El libro que mejor, quizá, denuncia la perfidia
ilimitada del régimen salarial es “Trabajo
y capital monopolista. La degradación del trabajo en el siglo XX”, de Harry
Braverman. Demuestra con testimonios tan dramáticos como irrefutables que el
capitalismo es incompatible con lo humano, en particular el capitalismo que se
sirve de la tecnología a gran escala y que organiza “científicamente” la
producción. De tales “maravillas” salen seres subhumanos, desventuradas
criaturas que en el acto productivo, impuesto y forzado, pierden lo que tienen
de más magnifico, su condición de seres humanos.
Braverman nos viene a decir que no hay sociedad
humana, ni sociedad ética, ni sociedad a secas sin liquidar el régimen
salarial, y que éste es tanto más atroz e intolerable cuanto más altos salarios
paga…
Sin poner fin al salariado es imposible regenera la
sociedad y rehumanizar al individuo. El eticismo, o el culturalismo, y también
el politicismo, de algunas autores yerran por cuanto hay un problema estructural
previo y básico, la adquisición de la libertad civil en el acto de trabajar, la
realización de la producción a través de los procedimientos de la autogestión,
con el trabajo libre asociado.
Otro libro magnífico en la denuncia es “La condición obrera” de Simone Weil.
Llega exactamente a las mismas condiciones que Braverman. Es escandaloso que
mientras Simone explica que la producción fabril asalariada y maquinizada tiene
como meta destruir al ser humano, el feminismo machista defienda que esa misma
producción, que aquella mujer maravillosa y modélica presenta como el infierno
realizado, sea excelente para “liberar” a las mujeres…

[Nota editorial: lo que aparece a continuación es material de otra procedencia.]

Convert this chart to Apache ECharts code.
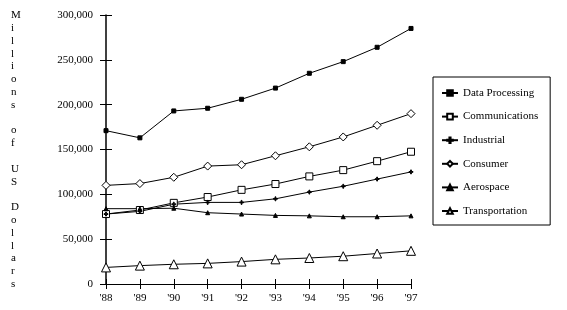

Ahí nos topamos de nuevo con lo que es el feminismo,
un modo de destruir a las mujeres en beneficio de la clase capitalista, que
está entusiasmada con esa apología del capital. Como dice una querida amiga,
mientras los hombres sólo están obligados a sufrir y soportar el régimen
salarial a las mujeres se las obliga (lo hace el feminismo) además a venerarlo
y amarlo, devastándolas por partida doble… Ahora se entiende por qué aquél es
promovido, hiper-financiado, por la gran empresa capitalista.
Tenemos que poner fin a la grosera mentalidad
socialdemócrata que llama “anticapitalismo” a exigir más altos salarios, más
dinero, más consumo, más deshumanización por tanto, para crear un gran
movimiento de denuncia del salariado en sí y por sí, especialmente del que
sufren y padecen las mujeres trabajadoras, para abrir camina a una lucha por
una sociedad en que las personas sean lo que parecen, a saber, seres humanos.